* Start *
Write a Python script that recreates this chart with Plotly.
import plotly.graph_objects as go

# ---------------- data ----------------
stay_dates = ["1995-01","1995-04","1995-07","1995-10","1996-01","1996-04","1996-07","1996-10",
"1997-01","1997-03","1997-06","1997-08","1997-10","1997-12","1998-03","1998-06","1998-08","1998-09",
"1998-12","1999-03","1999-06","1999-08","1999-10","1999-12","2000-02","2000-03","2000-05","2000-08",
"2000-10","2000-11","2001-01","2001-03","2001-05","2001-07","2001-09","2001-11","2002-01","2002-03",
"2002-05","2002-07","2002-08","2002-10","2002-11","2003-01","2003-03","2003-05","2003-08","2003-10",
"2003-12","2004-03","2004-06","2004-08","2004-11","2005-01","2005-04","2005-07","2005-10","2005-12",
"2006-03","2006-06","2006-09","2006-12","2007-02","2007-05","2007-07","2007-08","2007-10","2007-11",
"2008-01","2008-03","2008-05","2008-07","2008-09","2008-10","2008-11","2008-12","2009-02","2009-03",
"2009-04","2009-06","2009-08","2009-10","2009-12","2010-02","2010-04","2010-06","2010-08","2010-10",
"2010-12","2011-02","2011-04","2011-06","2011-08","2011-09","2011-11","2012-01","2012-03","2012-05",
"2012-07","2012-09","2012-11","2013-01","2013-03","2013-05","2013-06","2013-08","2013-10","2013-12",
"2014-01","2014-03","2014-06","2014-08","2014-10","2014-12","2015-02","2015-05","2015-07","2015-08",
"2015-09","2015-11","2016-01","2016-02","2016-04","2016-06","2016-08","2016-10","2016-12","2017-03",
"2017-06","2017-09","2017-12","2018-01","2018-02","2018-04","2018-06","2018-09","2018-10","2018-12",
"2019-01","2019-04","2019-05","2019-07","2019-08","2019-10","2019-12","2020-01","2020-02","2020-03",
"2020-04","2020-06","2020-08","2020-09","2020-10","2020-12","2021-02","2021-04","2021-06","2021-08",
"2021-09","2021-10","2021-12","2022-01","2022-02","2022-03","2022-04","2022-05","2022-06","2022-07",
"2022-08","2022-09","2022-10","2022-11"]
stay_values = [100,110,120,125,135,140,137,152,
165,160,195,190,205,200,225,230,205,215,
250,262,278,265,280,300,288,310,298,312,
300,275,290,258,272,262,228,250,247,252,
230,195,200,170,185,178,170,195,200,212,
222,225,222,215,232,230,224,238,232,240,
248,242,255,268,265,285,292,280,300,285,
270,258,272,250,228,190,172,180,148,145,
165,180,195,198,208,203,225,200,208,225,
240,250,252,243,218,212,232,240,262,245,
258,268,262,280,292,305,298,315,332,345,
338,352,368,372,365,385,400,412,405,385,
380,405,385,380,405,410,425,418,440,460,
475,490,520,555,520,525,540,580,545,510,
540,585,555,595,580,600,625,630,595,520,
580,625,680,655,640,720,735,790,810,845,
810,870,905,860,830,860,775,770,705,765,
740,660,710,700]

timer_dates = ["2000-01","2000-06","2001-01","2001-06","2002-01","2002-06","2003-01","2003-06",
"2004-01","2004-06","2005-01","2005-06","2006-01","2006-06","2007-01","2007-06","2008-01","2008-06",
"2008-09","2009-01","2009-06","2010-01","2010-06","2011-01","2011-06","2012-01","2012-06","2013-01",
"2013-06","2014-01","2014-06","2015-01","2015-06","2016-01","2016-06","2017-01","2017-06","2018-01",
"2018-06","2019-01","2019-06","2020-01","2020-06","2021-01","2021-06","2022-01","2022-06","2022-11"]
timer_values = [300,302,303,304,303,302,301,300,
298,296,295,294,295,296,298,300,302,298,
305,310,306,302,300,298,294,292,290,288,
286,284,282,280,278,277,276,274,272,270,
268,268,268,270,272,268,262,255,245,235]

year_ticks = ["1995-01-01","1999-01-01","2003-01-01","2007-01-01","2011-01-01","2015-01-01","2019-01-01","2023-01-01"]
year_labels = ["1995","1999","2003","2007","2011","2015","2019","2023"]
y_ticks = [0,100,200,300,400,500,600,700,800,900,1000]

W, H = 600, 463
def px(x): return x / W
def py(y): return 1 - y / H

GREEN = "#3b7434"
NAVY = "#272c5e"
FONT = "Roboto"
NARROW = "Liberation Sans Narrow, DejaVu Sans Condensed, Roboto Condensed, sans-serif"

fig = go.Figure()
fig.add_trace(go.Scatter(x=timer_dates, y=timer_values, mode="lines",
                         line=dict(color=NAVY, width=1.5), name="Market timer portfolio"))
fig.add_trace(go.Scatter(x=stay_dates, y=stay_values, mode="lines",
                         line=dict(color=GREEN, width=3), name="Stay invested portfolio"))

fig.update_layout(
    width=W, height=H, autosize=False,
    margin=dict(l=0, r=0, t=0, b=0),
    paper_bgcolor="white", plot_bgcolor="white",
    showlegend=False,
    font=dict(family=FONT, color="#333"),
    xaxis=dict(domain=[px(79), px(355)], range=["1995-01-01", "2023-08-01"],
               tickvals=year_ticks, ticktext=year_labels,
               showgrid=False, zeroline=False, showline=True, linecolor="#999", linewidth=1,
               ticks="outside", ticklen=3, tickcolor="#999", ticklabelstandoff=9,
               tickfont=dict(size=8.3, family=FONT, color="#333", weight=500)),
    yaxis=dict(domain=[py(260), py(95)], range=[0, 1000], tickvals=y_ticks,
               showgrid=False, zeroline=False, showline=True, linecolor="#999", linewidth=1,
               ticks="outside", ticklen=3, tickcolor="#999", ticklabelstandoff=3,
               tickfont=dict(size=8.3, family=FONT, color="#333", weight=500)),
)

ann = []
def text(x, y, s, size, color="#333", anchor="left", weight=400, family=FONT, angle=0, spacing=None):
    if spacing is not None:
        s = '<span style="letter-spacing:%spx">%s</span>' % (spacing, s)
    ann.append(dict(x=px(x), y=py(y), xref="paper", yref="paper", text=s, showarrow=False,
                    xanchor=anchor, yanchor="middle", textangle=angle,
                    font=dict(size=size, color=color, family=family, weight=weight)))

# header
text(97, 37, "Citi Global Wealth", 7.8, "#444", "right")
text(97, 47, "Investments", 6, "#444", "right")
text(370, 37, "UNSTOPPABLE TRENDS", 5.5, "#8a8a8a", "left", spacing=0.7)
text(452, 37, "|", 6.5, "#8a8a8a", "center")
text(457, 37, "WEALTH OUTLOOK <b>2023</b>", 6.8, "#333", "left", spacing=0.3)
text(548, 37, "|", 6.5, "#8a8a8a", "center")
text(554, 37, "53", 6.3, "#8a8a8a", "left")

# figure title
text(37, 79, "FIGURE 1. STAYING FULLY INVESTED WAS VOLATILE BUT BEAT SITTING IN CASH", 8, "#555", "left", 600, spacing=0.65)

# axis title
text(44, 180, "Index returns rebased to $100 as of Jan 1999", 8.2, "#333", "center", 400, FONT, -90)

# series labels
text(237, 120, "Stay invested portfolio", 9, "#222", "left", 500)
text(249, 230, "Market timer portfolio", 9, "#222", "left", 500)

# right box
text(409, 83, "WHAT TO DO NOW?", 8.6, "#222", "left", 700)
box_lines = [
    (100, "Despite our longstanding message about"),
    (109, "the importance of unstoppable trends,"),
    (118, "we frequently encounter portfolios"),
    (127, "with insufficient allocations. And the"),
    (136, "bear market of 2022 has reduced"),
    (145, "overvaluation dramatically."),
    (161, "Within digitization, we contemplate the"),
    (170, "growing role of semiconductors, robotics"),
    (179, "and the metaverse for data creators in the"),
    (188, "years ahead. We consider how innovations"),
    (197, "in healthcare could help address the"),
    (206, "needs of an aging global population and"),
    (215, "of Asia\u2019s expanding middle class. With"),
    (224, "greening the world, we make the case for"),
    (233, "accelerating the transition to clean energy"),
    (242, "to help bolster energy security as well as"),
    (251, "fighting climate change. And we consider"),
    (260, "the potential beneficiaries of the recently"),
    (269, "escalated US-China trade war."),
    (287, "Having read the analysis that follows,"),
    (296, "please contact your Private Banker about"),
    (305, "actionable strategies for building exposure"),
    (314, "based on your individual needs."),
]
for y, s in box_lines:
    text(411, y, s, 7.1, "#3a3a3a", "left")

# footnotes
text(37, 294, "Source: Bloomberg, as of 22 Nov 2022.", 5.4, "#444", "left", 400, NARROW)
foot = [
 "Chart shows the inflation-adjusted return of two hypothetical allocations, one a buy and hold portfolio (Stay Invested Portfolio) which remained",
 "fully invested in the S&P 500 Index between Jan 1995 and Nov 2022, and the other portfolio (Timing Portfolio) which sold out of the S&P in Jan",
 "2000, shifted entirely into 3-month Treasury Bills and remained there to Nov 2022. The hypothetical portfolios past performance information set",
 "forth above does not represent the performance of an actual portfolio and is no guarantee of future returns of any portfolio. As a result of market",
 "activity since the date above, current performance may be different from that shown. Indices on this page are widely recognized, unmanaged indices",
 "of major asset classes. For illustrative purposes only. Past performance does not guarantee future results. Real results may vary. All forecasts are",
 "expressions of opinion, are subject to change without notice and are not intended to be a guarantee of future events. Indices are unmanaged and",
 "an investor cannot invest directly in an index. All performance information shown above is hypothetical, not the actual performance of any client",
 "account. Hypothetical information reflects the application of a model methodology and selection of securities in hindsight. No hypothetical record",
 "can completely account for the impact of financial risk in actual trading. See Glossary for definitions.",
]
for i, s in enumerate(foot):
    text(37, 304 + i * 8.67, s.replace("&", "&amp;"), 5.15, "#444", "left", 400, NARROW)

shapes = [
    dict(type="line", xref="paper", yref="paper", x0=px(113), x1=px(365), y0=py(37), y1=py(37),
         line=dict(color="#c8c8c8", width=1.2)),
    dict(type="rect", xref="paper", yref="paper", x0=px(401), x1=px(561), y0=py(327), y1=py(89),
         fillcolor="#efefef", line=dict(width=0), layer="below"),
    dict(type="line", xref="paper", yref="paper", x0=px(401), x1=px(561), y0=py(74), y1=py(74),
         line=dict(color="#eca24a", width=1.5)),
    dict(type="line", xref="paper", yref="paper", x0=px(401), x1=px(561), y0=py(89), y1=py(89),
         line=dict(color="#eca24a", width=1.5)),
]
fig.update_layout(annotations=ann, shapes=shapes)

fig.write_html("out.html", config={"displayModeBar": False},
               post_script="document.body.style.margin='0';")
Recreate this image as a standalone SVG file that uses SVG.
* End *
§ **Exercise objective**
Starting at the first line of the records, print each line exactly, stopping after the line that contains "import plotly.graph_objects as go".

§ **The reply**
Write a Python script that recreates this chart with Plotly.
import plotly.graph_objects as go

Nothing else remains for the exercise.